STATED GOAL: Using the data below, return word for word every line from the one holding "Output the Python" down to the one holding "ax = fig.add_axes([151". Leave pictures out.

MATERIALS PROVIDED:
# # # # # # #
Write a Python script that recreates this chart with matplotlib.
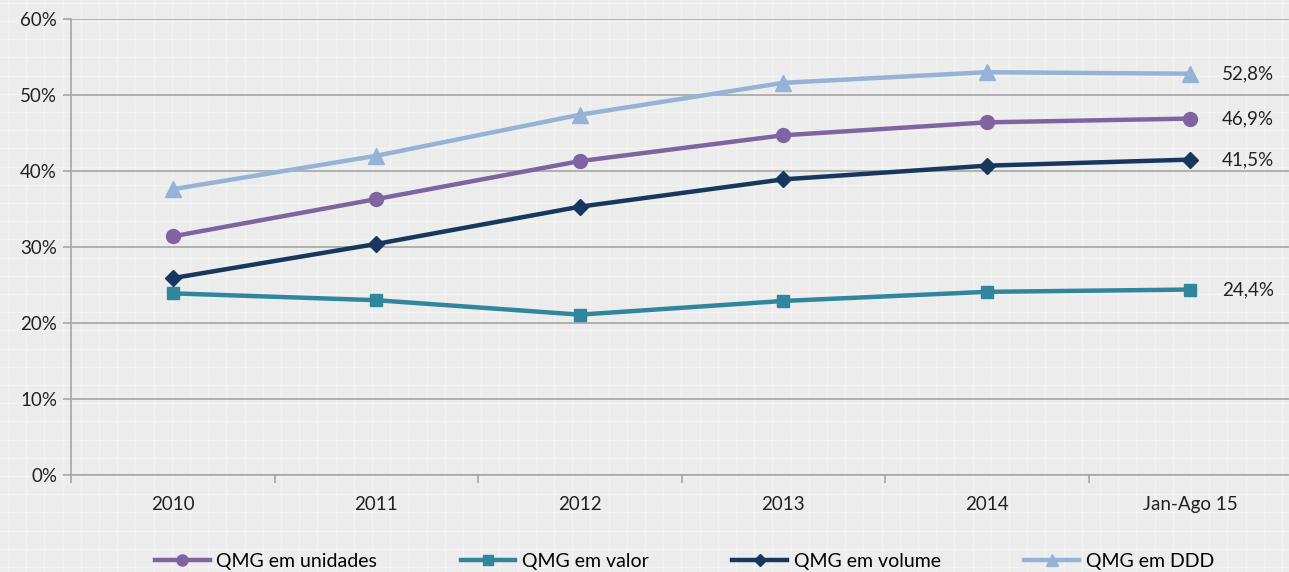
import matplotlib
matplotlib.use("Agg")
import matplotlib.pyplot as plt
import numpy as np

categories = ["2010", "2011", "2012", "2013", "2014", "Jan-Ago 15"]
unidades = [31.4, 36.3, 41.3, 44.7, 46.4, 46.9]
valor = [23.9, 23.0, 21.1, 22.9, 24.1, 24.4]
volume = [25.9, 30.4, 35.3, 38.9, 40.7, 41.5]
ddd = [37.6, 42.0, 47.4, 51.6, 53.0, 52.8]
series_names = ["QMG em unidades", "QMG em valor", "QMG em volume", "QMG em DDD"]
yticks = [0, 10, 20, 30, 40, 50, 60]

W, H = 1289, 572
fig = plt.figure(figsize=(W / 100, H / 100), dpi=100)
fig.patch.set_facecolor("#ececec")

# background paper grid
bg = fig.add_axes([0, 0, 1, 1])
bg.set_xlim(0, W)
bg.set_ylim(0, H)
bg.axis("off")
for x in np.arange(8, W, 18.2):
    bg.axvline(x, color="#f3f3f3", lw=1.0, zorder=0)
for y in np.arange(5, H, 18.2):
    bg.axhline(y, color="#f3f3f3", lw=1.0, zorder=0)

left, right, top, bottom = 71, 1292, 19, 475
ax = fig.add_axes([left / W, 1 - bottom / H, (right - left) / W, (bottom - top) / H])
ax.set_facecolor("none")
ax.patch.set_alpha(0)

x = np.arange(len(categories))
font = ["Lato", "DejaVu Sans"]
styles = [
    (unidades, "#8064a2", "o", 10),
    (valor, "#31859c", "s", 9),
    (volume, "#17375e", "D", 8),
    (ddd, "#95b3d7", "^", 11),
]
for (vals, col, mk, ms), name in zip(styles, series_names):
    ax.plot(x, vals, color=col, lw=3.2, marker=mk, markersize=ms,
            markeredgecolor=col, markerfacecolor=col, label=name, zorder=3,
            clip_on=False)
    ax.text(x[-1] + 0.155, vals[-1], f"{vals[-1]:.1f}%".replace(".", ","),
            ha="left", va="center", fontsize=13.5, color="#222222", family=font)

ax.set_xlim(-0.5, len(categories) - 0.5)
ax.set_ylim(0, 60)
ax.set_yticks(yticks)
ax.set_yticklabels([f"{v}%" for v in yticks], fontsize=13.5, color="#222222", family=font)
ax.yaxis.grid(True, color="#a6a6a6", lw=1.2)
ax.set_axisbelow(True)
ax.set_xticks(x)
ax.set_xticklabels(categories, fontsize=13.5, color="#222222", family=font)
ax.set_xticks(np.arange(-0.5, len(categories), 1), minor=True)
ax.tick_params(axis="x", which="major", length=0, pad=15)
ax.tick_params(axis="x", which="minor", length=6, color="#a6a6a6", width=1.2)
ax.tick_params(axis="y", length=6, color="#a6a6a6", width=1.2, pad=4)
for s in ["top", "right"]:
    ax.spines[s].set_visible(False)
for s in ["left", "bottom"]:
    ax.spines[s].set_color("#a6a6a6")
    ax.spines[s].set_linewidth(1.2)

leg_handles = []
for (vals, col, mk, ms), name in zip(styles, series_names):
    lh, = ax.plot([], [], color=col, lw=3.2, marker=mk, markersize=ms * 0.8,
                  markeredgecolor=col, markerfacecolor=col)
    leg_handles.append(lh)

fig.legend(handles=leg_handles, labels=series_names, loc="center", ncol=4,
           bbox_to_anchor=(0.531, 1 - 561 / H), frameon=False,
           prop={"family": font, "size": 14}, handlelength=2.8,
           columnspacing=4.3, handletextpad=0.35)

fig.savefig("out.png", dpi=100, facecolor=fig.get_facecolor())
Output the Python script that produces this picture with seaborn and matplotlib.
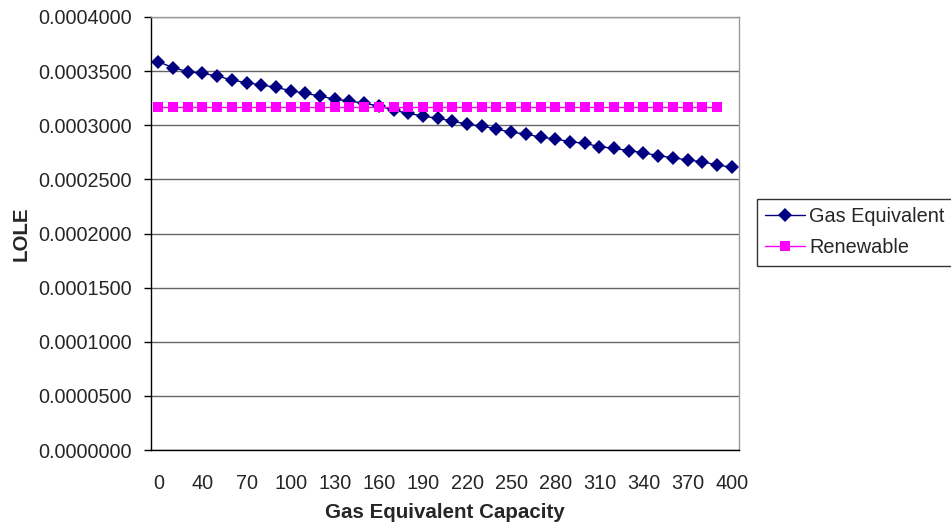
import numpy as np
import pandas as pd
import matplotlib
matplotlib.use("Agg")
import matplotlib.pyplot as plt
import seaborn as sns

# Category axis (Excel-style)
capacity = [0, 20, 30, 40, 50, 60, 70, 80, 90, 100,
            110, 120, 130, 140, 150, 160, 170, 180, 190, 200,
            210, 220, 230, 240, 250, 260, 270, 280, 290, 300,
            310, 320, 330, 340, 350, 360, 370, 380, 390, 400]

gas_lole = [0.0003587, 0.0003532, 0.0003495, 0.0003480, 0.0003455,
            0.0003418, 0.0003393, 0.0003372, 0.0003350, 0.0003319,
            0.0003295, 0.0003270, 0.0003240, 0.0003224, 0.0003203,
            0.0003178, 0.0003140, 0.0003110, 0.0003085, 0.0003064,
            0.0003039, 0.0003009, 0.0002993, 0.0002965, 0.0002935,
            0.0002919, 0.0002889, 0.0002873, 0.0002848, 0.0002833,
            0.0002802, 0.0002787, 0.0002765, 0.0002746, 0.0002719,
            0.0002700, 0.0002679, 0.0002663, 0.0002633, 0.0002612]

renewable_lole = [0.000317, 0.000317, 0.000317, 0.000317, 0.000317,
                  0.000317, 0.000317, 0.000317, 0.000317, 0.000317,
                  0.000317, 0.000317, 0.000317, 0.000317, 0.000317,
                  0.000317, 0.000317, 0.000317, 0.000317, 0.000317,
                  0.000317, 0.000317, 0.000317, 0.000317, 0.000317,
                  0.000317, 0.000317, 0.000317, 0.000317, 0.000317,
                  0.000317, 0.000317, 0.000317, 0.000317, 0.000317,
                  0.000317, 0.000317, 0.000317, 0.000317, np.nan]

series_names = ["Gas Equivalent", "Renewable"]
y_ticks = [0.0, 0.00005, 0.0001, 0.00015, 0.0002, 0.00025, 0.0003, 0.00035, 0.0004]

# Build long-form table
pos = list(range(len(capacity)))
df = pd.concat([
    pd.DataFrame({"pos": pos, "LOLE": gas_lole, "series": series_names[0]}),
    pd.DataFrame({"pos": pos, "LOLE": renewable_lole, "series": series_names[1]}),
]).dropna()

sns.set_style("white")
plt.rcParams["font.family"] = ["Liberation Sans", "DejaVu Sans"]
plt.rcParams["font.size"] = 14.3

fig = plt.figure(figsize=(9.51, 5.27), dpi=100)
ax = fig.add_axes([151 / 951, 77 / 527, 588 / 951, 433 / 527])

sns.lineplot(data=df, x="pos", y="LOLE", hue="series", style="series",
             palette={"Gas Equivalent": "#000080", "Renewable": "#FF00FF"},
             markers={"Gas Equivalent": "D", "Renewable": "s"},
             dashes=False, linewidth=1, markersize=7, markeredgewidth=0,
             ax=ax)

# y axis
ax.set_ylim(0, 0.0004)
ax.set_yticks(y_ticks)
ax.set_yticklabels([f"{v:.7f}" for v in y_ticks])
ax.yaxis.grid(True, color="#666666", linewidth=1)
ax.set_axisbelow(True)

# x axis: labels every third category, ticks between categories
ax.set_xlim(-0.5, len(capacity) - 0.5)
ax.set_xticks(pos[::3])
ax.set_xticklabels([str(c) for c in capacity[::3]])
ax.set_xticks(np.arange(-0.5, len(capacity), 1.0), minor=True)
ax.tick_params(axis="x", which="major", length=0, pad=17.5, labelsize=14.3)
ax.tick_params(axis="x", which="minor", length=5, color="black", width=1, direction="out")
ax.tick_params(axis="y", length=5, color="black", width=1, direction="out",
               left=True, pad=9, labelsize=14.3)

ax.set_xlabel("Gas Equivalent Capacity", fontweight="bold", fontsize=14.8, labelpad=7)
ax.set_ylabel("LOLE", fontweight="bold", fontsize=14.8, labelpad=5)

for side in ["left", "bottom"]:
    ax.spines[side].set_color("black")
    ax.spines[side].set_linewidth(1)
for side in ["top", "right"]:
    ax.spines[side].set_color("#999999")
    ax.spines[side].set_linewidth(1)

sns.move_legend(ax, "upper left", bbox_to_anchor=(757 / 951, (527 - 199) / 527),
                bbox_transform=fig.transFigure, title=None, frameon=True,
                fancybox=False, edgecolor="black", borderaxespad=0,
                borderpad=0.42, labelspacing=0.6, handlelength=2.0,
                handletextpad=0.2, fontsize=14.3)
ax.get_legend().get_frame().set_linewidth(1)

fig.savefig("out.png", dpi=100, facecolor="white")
# # # # # # #
RESULT:
Output the Python script that produces this picture with seaborn and matplotlib.
import numpy as np
import pandas as pd
import matplotlib
matplotlib.use("Agg")
import matplotlib.pyplot as plt
import seaborn as sns

# Category axis (Excel-style)
capacity = [0, 20, 30, 40, 50, 60, 70, 80, 90, 100,
            110, 120, 130, 140, 150, 160, 170, 180, 190, 200,
            210, 220, 230, 240, 250, 260, 270, 280, 290, 300,
            310, 320, 330, 340, 350, 360, 370, 380, 390, 400]

gas_lole = [0.0003587, 0.0003532, 0.0003495, 0.0003480, 0.0003455,
            0.0003418, 0.0003393, 0.0003372, 0.0003350, 0.0003319,
            0.0003295, 0.0003270, 0.0003240, 0.0003224, 0.0003203,
            0.0003178, 0.0003140, 0.0003110, 0.0003085, 0.0003064,
            0.0003039, 0.0003009, 0.0002993, 0.0002965, 0.0002935,
            0.0002919, 0.0002889, 0.0002873, 0.0002848, 0.0002833,
            0.0002802, 0.0002787, 0.0002765, 0.0002746, 0.0002719,
            0.0002700, 0.0002679, 0.0002663, 0.0002633, 0.0002612]

renewable_lole = [0.000317, 0.000317, 0.000317, 0.000317, 0.000317,
                  0.000317, 0.000317, 0.000317, 0.000317, 0.000317,
                  0.000317, 0.000317, 0.000317, 0.000317, 0.000317,
                  0.000317, 0.000317, 0.000317, 0.000317, 0.000317,
                  0.000317, 0.000317, 0.000317, 0.000317, 0.000317,
                  0.000317, 0.000317, 0.000317, 0.000317, 0.000317,
                  0.000317, 0.000317, 0.000317, 0.000317, 0.000317,
                  0.000317, 0.000317, 0.000317, 0.000317, np.nan]

series_names = ["Gas Equivalent", "Renewable"]
y_ticks = [0.0, 0.00005, 0.0001, 0.00015, 0.0002, 0.00025, 0.0003, 0.00035, 0.0004]

# Build long-form table
pos = list(range(len(capacity)))
df = pd.concat([
    pd.DataFrame({"pos": pos, "LOLE": gas_lole, "series": series_names[0]}),
    pd.DataFrame({"pos": pos, "LOLE": renewable_lole, "series": series_names[1]}),
]).dropna()

sns.set_style("white")
plt.rcParams["font.family"] = ["Liberation Sans", "DejaVu Sans"]
plt.rcParams["font.size"] = 14.3

fig = plt.figure(figsize=(9.51, 5.27), dpi=100)
ax = fig.add_axes([151 / 951, 77 / 527, 588 / 951, 433 / 527])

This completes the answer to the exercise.